Double gloving of disposable nitrile gloves exposed to diethylene glycol mono-n-butyl ether

Abstract

Double gloving of disposable gloves is now commonplace in healthcare settings when extra protection is needed against aqueous solutions and especially for antineoplastic drugs in isotonic aqueous media. In the present study, an ASTM F739 2.54 cm cell with closed-loop water collection without recirculation at 35 °C in a moving tray water bath was used to test the permeation of diethylene glycol mono-n-butyl ether (DGBE) through four types of disposable nitrile gloves that were singly and doubly layered in the permeation cell. Samples were taken over 8 hr for capillary gas chromatograph-mass spectrometer quantitation.

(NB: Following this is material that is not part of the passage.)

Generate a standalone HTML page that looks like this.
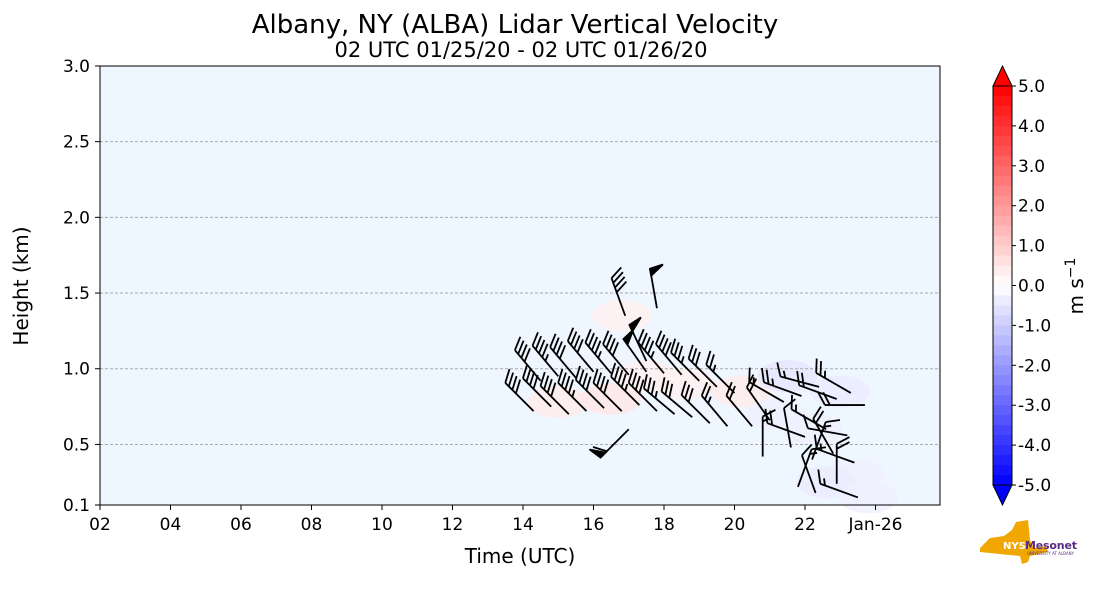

The breakthrough time (tn) at a permeation of 250 ng/cm2 increased as thickness increased for single layers, but the steady-state permeation rates Ps in µg/cm2/min did not always decrease with increasing thickness. The double-layer tn, Ps and thickness were also more variable relative to a single layer. The thinnest glove with 80 m thickness showed a tn = 0–5 min whereas its double layer was 15–20 min. The thickest glove of 132 µm exhibited a tn = 10–15 min but its double layer was tn = 45–55 min. The adjusted double-layer average tn divided by the adjusted single-layer average tn was 4.0 ± 0.8. The adjusted average single-layer Ps divided by the adjusted average double-layer Ps was 3.5 ± 0.8. Other results showed that the average glove swelling was <10%; microscopic and leak testing indicated no penetration and reflectance infrared analysis also showed no chemical changes on the inside glove surfaces. Thus, the permeations were adjudged to obey Fick’s First Law of Diffusion to allow calculation of diffusion coefficients D in cm2/min. The average single-layer D divided by the average double-layer D was 1.3 ± 0.2. Double gloving in the field is therefore also probably more protective than single gloving against DGBE for the four types of disposable nitrile gloves tested.